Invoquant l’article 2 de la Convention, la requérante soutient que l’usage d’un tel degré de force par les policiers n’était pas absolument nécessaire, le comportement de son frère ne constituant pas un danger d’une imminence justifiant les tirs. Elle soutient également que l’État a méconnu ses obligations positives de protéger la vie de son frère en raison, d’une part, du manque d’encadrement de l’opération policière et, d’autre part, de l’imprécision du cadre réglementaire régissant l’utilisation des armes.

La Cour juge que, compte tenu de l’attitude de l’intéressé, de l’impossibilité pour le brigadier?chef d’intervenir une fois blessé et du risque imminent indéniablement encouru par l’homme poursuivi, la décision du gardien de la paix de faire usage de son arme à feu, malgré le risque d’imprécision que comportait la poursuite, pouvait, dans les circonstances particulières de l’espèce, passer pour absolument nécessaire « pour assurer la défense de toute personne contre la violence illégale », au sens de l’article 2 § 2 a) de la Convention.

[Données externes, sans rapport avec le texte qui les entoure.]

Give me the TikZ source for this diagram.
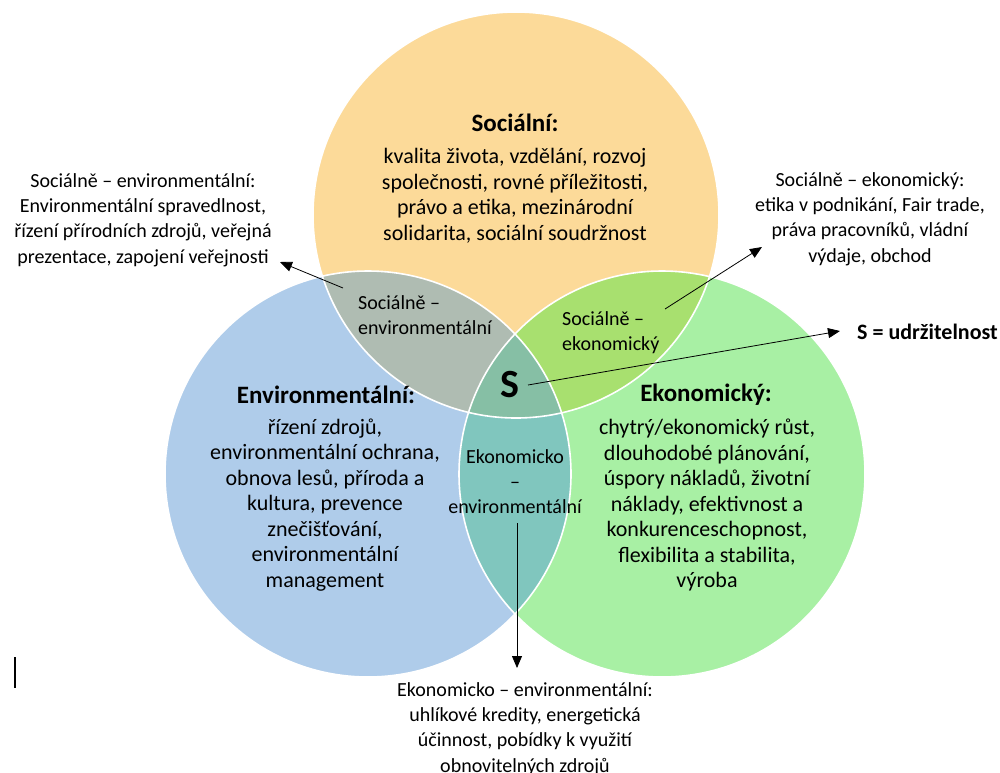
\documentclass[tikz,border=0pt]{standalone}
\usepackage{fontspec}
\setmainfont{Carlito}
\usetikzlibrary{arrows.meta}
\definecolor{cOr}{HTML}{FCDA99}
\definecolor{cBl}{HTML}{AFCCEA}
\definecolor{cGr}{HTML}{A8F0A4}
\definecolor{cOB}{HTML}{AFBCB2}
\definecolor{cOG}{HTML}{A8E06F}
\definecolor{cBG}{HTML}{80C6BE}
\definecolor{cAll}{HTML}{86BFA5}
\begin{document}
\begin{tikzpicture}[x=1pt,y=-1pt,
  body/.style={align=center, inner sep=0pt, font=\fontsize{22}{25.5}\selectfont},
  note/.style={align=center, inner sep=0pt, font=\fontsize{20}{25.3}\selectfont},
  lens/.style={inner sep=0pt, font=\fontsize{20}{25}\selectfont},
  ttl/.style={inner sep=0pt, font=\fontsize{25}{30}\selectfont\bfseries},
  conn/.style={line width=0.8pt, -{Triangle[length=12pt,width=10pt]}},
  rim/.style={draw=white, line width=1.6pt}]
\useasboundingbox (0,0) rectangle (1000,772);
% circles
\coordinate (cT) at (516,215);
\coordinate (cL) at (368,474);
\coordinate (cR) at (662,474);
\fill[cOr] (cT) circle[radius=203pt];
\fill[cBl] (cL) circle[radius=203pt];
\fill[cGr] (cR) circle[radius=203pt];
\begin{scope}
  \clip (cT) circle[radius=203pt];
  \fill[cOB] (cL) circle[radius=203pt];
  \fill[cOG] (cR) circle[radius=203pt];
  \clip (cL) circle[radius=203pt];
  \fill[cAll] (cR) circle[radius=203pt];
\end{scope}
\begin{scope}
  \clip (cL) circle[radius=203pt];
  \clip (cR) circle[radius=203pt];
  \fill[cBG] (cR) circle[radius=203pt];
  \clip (cT) circle[radius=203pt];
  \fill[cAll] (cR) circle[radius=203pt];
\end{scope}
\draw[rim] (cT) circle[radius=203pt];
\draw[rim] (cL) circle[radius=203pt];
\draw[rim] (cR) circle[radius=203pt];

% texts
\node[ttl] (socT) at (515,123) {Sociální:};
\node[body] (socB) at (515,196) {kvalita života, vzdělání, rozvoj\\společnosti, rovné příležitosti,\\právo a etika, mezinárodní\\solidarita, sociální soudržnost};
\node[ttl] (envT) at (326,395) {Environmentální:};
\node[body] (envB) at (325,505) {řízení zdrojů,\\environmentální ochrana,\\obnova lesů, příroda a\\kultura, prevence\\znečišťování,\\environmentální\\management};
\node[ttl] (ekoT) at (706,395) {Ekonomický:};
\node[body] (ekoB) at (707,505) {chytrý/ekonomický růst,\\dlouhodobé plánování,\\úspory nákladů, životní\\náklady, efektivnost a\\konkurenceschopnost,\\flexibilita a stabilita,\\výroba};
\node[lens, align=left, anchor=west] (lSE) at (358,315.5) {Sociálně –\\environmentální};
\node[lens, align=left, anchor=west] (lSK) at (562,332.5) {Sociálně –\\ekonomický};
\node[lens, align=center] (lKE) at (515,482) {Ekonomicko\\–\\environmentální};
\node[inner sep=0pt, font=\fontsize{40}{40}\selectfont\bfseries] (S) at (510,385) {S};
\node[inner sep=0pt, anchor=west, font=\fontsize{22}{25}\selectfont\bfseries] (Sdef) at (857,332) {S = udržitelnost};
\node[note] (nSE) at (143,220) {Sociálně – environmentální:\\Environmentální spravedlnost,\\řízení přírodních zdrojů, veřejná\\prezentace, zapojení veřejnosti};
\node[note] (nSK) at (870,219) {Sociálně – ekonomický:\\etika v podnikání, Fair trade,\\práva pracovníků, vládní\\výdaje, obchod};
\node[note] (nKE) at (525,729) {Ekonomicko – environmentální:\\uhlíkové kredity, energetická\\účinnost, pobídky k využití\\obnovitelných zdrojů};

% connectors
\coordinate (aSE) at (343,288);
\coordinate (tSE) at (280,262);
\draw[conn] (aSE) -- (tSE);
\coordinate (aSK) at (665,309);
\coordinate (tSK) at (762,247);
\draw[conn] (aSK) -- (tSK);
\coordinate (aS) at (528,385);
\coordinate (tS) at (840,331);
\draw[conn] (aS) -- (tS);
\coordinate (aKE) at (517,523);
\coordinate (tKE) at (517,668);
\draw[conn] (aKE) -- (tKE);

% cursor mark
\draw[line width=1.2pt] (15,657) -- (15,688);
\end{tikzpicture}
\end{document}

Par ailleurs, la Cour estime que les allégations de la requérante quant à une supposée mauvaise gestion des opérations et à l’effet de l’arrivée des policiers sur le comportement de son frère ne sont pas étayées. Elle observe qu’il ressort au contraire des décisions internes et des témoignages qu’il n’est aucunement établi que l’action violente de son frère soit imputable au sentiment de menace qu’auraient suscité chez lui les actes des policiers. En effet, son attitude agressive était, en tout état de cause, antérieure à leur arrivée sur les lieux et avait justifié l’appel aux services de police par l’employée de la crèche voisine ainsi que leur venue rapide sur les lieux. La Cour considère qu’il en va de même s’agissant des critiques de la requérante quant aux choix et techniques d’intervention des policiers : en effet, c’est le comportement même du frère de la requérante qui a conduit à l’usage de la force par les policiers et conduit la Cour à juger que cet usage était justifié et absolument nécessaire au regard des circonstances de l’espèce.

Enfin, s’agissant de l’allégation de la requérante, selon laquelle le cadre réglementaire régissant l’utilisation des armes serait insuffisant, la Cour relève que l’article 122-5 du Code pénal, alinéa 1, applicable aux forces de l’ordre, qui prévoit la cause de justification de la légitime défense, mentionne la « nécessité » de la défense et l’« actualité » du danger, et exige un rapport de proportionnalité entre réaction et agression. Elle retient que, même si les termes utilisés ne sont pas identiques, cette disposition se rapproche de l’article 2 de la Convention et contient les éléments exigés par la jurisprudence de la Cour.